[Footnote 32: The morning after the constitution was announced, the streets of Paris were placarded with the following pasquil:—
------------------------------------------------ | POLITICAL SUBTRACTION. | | From 5 Directors | | Take 2 | | --- | | There remain 3 Consuls | | From them take 2 | | --- | | And there remains 1 BUONAPARTE. | ------------------------------------------------
This sufficiently expresses what was considered to be the essence of the new constitution.]
CHAPTER XV
The Chief Consul writes
to the King of England—Lord Grenville’s
Answer—Napoleon
passes the Great St. Bernard—The taking
of St.
Bard—The
Siege of Genoa—The Battle of Montebello—The
Battle of
Marengo—Napoleon
returns to Paris—The Infernal Machine—The
Battle of Hohenlinden—The
Treaty of Luneville.
Much had been already done towards the internal tranquillisation of France: but it was obvious that the result could not be perfect until the war, which had so long raged on two frontiers of the country, should have found a termination. The fortune of the last two years had been far different from that of the glorious campaigns which ended in the treaty—or armistice, as it might more truly be named—of Campo-Formio. The Austrians had recovered the north of Italy, and already menaced the Savoy frontier, designing to march into Provence, and there support a new insurrection of the royalists. The force opposed to them in that quarter was much inferior in numbers, and composed of the relics of armies beaten over and over again by Suwarrow. The Austrians and French were more nearly balanced on the Rhine frontier; but even there, there was ample room for anxiety.

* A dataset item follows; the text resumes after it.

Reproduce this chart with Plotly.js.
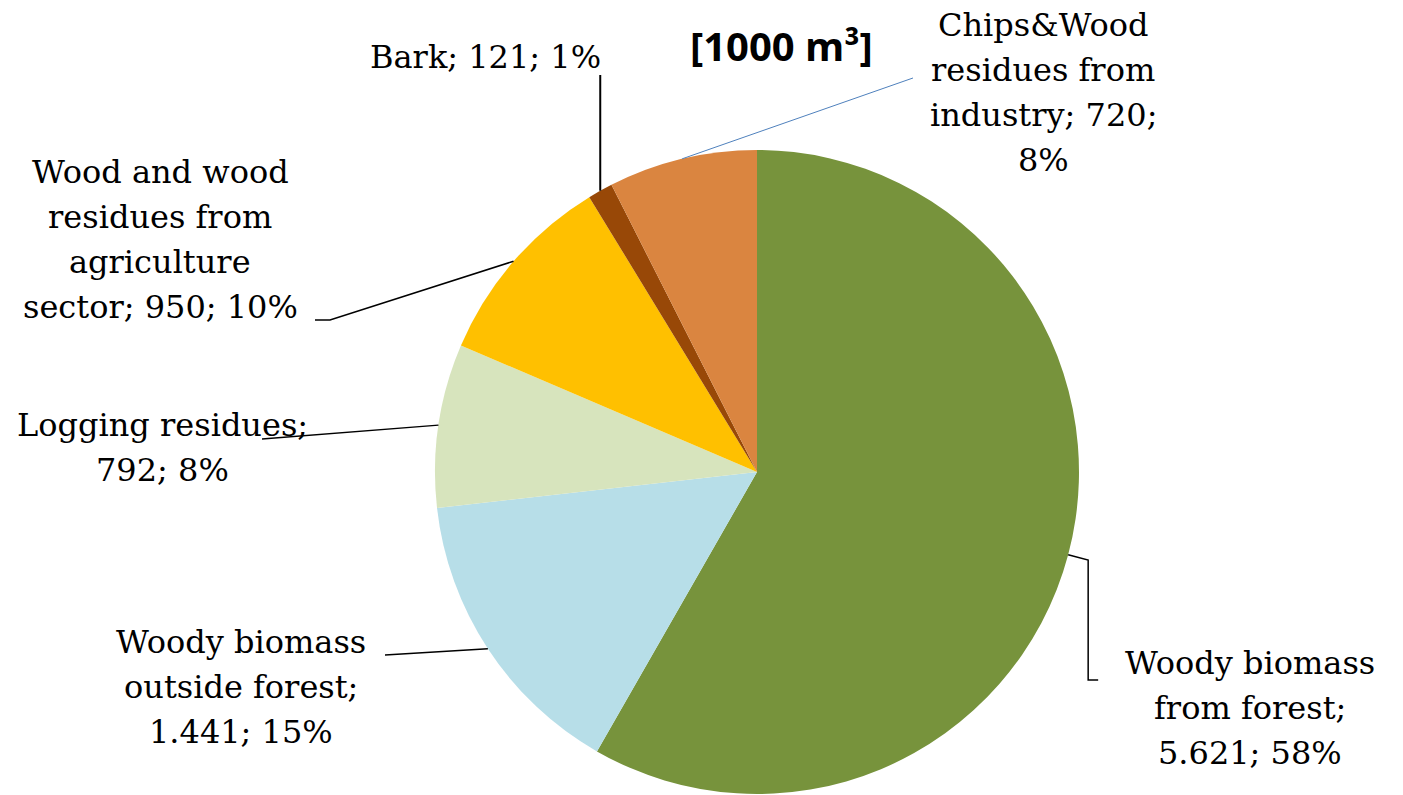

On the whole, the grand attitude in which Buonaparte had left the Republic when he embarked for Egypt, was exchanged for one of a far humbler description; and, in fact, as has been intimated, the general disheartening of the nation, by reason of those reverses, had been of signal service to Napoleon’s ambition. If a strong hand was wanted at home, the necessity of having a general who could bring back victory to the tricolor banners in the field had been not less deeply felt. And hence the decisive revolution of Brumaire.